Thailand's exports of black-tiger shrimp (Penaeus Monodon) are starting to revive after stumbling for years and losing much of their market to white shrimp (Penaeus Vannamei), reports The Bangkok Post.
Black-tiger shrimp made up more than 85% of Thailand's shrimp exports in 2004, at 200,000 tonnes, but exports plunged to 5,000 tonnes in 2008 and 2,000 tonnes in 2009 - a tiny share of the 360,000 to 380,000 tonnes estimated to have been exported last year.
"The fall in the black-tiger shrimp industry is due largely to white-spot disease detected from imported shrimp breeding stock," said Sujint Thammasart, executive vice-president of Charoen Pokphand Foods Plc.
The rapid growth and strong productivity of white shrimp, which can yield 12 to 18 tonnes per hectare, led farmers to abandon black-tiger shrimp.
Better broodstock available
Vet Sujint, who has been engaged in research and development for the aquaculture business for years, said that researchers had worked to develop a better stock of black-tiger shrimp locally.
"We have been successful in developing specific pathogen-free (SPF) black-tiger breeding stock in greenhouses," he said.
The system keeps parent breeders free from diseases and produces healthy post-larval shrimp. With bio-secure farming, these small shrimp will have strong disease-resistance properties. Good breeders can yield more than 6 tonnes of shrimp per hectare, he said.
CPF plans to export about 1,000 to 2,000 tonnes of black-tiger shrimp this year, from total exports of 50,000 tonnes of shrimp.
He is confident CPF's move will ensure farmers raise more black-tiger shrimp.
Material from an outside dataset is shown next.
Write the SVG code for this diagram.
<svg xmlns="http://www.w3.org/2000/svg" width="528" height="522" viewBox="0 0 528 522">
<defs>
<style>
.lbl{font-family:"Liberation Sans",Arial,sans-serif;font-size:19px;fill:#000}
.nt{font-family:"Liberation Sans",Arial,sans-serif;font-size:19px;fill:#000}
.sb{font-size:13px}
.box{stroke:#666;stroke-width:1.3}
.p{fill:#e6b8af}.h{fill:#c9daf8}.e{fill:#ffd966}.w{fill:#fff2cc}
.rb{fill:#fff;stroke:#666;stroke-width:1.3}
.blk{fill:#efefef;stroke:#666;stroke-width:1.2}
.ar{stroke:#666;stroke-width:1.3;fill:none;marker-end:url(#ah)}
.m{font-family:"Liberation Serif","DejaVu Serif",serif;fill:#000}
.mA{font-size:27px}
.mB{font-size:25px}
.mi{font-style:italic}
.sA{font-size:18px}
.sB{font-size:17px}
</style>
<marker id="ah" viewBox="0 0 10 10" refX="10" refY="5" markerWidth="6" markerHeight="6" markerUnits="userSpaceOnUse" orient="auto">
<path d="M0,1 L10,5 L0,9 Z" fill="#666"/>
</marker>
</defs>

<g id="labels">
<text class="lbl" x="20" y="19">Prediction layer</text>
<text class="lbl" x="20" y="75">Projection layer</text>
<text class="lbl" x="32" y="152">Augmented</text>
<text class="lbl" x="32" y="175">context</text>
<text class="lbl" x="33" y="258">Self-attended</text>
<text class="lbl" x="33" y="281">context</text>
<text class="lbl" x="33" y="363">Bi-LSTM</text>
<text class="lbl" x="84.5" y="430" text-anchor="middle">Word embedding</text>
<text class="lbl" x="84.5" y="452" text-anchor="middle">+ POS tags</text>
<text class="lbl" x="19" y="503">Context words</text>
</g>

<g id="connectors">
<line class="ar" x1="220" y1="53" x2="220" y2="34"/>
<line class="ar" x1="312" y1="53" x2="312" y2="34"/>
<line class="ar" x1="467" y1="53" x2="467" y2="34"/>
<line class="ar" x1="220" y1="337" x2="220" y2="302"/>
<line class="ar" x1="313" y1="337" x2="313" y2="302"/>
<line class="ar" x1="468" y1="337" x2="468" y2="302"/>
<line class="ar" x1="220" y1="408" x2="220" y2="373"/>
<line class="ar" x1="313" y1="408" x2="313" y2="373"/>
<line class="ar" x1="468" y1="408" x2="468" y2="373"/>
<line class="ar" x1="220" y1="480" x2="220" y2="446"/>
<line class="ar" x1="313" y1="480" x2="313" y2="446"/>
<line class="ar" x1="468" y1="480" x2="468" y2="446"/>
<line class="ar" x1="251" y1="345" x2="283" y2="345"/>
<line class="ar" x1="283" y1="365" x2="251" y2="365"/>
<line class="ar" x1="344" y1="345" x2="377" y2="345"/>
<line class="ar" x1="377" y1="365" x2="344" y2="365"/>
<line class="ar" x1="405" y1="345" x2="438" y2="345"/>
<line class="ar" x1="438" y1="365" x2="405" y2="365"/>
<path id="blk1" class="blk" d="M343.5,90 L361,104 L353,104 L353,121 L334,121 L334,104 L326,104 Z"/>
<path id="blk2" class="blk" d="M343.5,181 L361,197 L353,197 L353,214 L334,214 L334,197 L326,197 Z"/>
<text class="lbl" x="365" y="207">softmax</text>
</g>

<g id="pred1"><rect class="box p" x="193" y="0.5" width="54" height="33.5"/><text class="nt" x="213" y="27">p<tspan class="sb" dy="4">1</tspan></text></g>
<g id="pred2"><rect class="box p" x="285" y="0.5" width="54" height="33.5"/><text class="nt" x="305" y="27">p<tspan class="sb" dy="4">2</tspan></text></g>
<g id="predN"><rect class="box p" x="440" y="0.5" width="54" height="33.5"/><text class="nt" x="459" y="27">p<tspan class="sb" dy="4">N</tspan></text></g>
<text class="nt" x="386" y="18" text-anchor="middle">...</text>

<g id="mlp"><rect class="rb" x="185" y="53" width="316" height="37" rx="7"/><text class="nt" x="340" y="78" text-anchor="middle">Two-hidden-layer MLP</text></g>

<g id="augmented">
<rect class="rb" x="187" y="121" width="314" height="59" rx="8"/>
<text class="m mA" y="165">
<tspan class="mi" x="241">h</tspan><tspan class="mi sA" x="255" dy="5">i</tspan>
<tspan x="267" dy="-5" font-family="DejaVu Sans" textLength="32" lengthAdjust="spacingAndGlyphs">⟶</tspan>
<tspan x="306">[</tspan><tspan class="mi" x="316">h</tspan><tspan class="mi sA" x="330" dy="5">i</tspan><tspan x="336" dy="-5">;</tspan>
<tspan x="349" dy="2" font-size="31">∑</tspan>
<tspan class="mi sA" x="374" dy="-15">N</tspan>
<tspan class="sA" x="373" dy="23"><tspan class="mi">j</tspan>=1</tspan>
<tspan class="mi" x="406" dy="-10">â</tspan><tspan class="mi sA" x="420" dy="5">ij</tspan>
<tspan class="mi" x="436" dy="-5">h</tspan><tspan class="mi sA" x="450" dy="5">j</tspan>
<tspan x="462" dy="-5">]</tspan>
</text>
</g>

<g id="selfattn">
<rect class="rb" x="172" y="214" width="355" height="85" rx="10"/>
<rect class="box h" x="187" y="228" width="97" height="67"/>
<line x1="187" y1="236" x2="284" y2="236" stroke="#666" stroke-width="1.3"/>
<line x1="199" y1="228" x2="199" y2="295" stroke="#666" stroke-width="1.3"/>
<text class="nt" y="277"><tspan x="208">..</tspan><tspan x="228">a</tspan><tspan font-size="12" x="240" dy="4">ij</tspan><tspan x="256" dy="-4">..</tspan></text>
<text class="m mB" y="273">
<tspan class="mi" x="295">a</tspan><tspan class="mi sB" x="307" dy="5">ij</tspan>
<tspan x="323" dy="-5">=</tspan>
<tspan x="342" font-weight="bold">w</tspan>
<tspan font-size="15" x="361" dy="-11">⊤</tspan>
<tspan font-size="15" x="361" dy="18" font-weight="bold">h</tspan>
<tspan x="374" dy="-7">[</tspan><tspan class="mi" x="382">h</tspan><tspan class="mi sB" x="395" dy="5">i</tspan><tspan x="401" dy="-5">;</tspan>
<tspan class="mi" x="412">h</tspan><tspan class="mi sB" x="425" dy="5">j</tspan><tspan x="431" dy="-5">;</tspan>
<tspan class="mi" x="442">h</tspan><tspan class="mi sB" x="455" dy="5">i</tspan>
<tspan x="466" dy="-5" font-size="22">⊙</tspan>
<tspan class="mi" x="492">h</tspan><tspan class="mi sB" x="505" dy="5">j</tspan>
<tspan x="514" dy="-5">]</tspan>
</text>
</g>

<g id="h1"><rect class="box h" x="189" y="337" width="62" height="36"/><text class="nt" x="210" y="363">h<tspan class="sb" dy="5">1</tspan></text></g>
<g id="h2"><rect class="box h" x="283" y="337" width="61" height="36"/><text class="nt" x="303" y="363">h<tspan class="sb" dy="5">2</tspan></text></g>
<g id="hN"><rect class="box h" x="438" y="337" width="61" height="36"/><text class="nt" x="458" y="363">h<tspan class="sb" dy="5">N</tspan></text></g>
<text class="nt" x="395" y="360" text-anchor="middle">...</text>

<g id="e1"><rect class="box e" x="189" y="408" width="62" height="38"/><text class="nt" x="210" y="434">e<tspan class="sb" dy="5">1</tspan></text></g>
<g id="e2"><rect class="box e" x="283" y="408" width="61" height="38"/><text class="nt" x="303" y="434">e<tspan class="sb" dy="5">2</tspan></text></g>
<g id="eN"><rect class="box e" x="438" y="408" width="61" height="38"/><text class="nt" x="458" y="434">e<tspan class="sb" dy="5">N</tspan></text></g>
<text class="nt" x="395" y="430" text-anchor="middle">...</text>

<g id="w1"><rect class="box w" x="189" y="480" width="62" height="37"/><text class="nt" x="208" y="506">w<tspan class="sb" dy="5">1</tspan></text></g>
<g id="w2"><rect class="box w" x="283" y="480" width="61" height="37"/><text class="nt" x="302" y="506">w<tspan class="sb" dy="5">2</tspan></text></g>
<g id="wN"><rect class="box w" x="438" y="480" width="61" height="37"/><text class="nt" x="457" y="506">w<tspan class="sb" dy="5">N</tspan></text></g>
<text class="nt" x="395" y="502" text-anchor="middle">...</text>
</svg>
But Vet Sujint suggests farmers enter contracts with buyers - normally cold-storage operators and food processors - before farming to ensure that their output will find a market.
The average price of white shrimp (60-70 head per kg) has declined steadily over the past five years.
Raising black-tiger shrimp for export would not only balance Thai exports but also keep Thai products competitive in the world market, he said.